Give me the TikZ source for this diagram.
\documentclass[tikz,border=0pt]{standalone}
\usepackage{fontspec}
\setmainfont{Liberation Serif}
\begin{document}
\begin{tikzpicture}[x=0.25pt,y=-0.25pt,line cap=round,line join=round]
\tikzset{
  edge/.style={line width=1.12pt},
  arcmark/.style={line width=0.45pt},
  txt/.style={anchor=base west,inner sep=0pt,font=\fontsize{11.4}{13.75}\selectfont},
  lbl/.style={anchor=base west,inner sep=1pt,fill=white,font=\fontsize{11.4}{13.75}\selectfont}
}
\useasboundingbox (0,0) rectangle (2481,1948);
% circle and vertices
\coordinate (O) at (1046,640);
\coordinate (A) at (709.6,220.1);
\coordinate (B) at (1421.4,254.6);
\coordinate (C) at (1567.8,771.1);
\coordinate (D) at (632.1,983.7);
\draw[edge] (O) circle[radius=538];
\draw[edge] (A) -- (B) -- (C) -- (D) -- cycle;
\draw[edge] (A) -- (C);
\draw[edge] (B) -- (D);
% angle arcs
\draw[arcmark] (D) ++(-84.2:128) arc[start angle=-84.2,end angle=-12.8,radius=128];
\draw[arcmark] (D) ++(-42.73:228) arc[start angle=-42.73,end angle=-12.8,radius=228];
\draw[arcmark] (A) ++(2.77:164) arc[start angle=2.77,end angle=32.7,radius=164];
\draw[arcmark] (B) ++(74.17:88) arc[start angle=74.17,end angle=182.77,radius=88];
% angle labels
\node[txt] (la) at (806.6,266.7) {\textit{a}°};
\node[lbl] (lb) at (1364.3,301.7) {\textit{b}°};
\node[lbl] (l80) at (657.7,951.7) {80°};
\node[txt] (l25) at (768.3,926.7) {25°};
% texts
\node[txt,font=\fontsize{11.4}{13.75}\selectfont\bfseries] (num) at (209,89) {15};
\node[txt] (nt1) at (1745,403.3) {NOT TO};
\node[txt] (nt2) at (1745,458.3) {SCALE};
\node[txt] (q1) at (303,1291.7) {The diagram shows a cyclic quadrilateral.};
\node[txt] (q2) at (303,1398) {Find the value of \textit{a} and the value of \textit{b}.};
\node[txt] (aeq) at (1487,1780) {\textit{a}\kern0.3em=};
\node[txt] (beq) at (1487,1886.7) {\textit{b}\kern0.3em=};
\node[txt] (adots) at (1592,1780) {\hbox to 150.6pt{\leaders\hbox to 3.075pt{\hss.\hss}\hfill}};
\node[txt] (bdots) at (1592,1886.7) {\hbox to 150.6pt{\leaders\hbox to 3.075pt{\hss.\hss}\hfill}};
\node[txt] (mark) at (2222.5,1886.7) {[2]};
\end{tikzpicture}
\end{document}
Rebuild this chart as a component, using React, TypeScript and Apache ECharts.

================

__What is expected__:
Word for word, restate all of the data shown above.

__Answer in full__:
Give me the TikZ source for this diagram.
\documentclass[tikz,border=0pt]{standalone}
\usepackage{fontspec}
\setmainfont{Liberation Serif}
\begin{document}
\begin{tikzpicture}[x=0.25pt,y=-0.25pt,line cap=round,line join=round]
\tikzset{
  edge/.style={line width=1.12pt},
  arcmark/.style={line width=0.45pt},
  txt/.style={anchor=base west,inner sep=0pt,font=\fontsize{11.4}{13.75}\selectfont},
  lbl/.style={anchor=base west,inner sep=1pt,fill=white,font=\fontsize{11.4}{13.75}\selectfont}
}
\useasboundingbox (0,0) rectangle (2481,1948);
% circle and vertices
\coordinate (O) at (1046,640);
\coordinate (A) at (709.6,220.1);
\coordinate (B) at (1421.4,254.6);
\coordinate (C) at (1567.8,771.1);
\coordinate (D) at (632.1,983.7);
\draw[edge] (O) circle[radius=538];
\draw[edge] (A) -- (B) -- (C) -- (D) -- cycle;
\draw[edge] (A) -- (C);
\draw[edge] (B) -- (D);
% angle arcs
\draw[arcmark] (D) ++(-84.2:128) arc[start angle=-84.2,end angle=-12.8,radius=128];
\draw[arcmark] (D) ++(-42.73:228) arc[start angle=-42.73,end angle=-12.8,radius=228];
\draw[arcmark] (A) ++(2.77:164) arc[start angle=2.77,end angle=32.7,radius=164];
\draw[arcmark] (B) ++(74.17:88) arc[start angle=74.17,end angle=182.77,radius=88];
% angle labels
\node[txt] (la) at (806.6,266.7) {\textit{a}°};
\node[lbl] (lb) at (1364.3,301.7) {\textit{b}°};
\node[lbl] (l80) at (657.7,951.7) {80°};
\node[txt] (l25) at (768.3,926.7) {25°};
% texts
\node[txt,font=\fontsize{11.4}{13.75}\selectfont\bfseries] (num) at (209,89) {15};
\node[txt] (nt1) at (1745,403.3) {NOT TO};
\node[txt] (nt2) at (1745,458.3) {SCALE};
\node[txt] (q1) at (303,1291.7) {The diagram shows a cyclic quadrilateral.};
\node[txt] (q2) at (303,1398) {Find the value of \textit{a} and the value of \textit{b}.};
\node[txt] (aeq) at (1487,1780) {\textit{a}\kern0.3em=};
\node[txt] (beq) at (1487,1886.7) {\textit{b}\kern0.3em=};
\node[txt] (adots) at (1592,1780) {\hbox to 150.6pt{\leaders\hbox to 3.075pt{\hss.\hss}\hfill}};
\node[txt] (bdots) at (1592,1886.7) {\hbox to 150.6pt{\leaders\hbox to 3.075pt{\hss.\hss}\hfill}};
\node[txt] (mark) at (2222.5,1886.7) {[2]};
\end{tikzpicture}
\end{document}
Rebuild this chart as a component, using React, TypeScript and Apache ECharts.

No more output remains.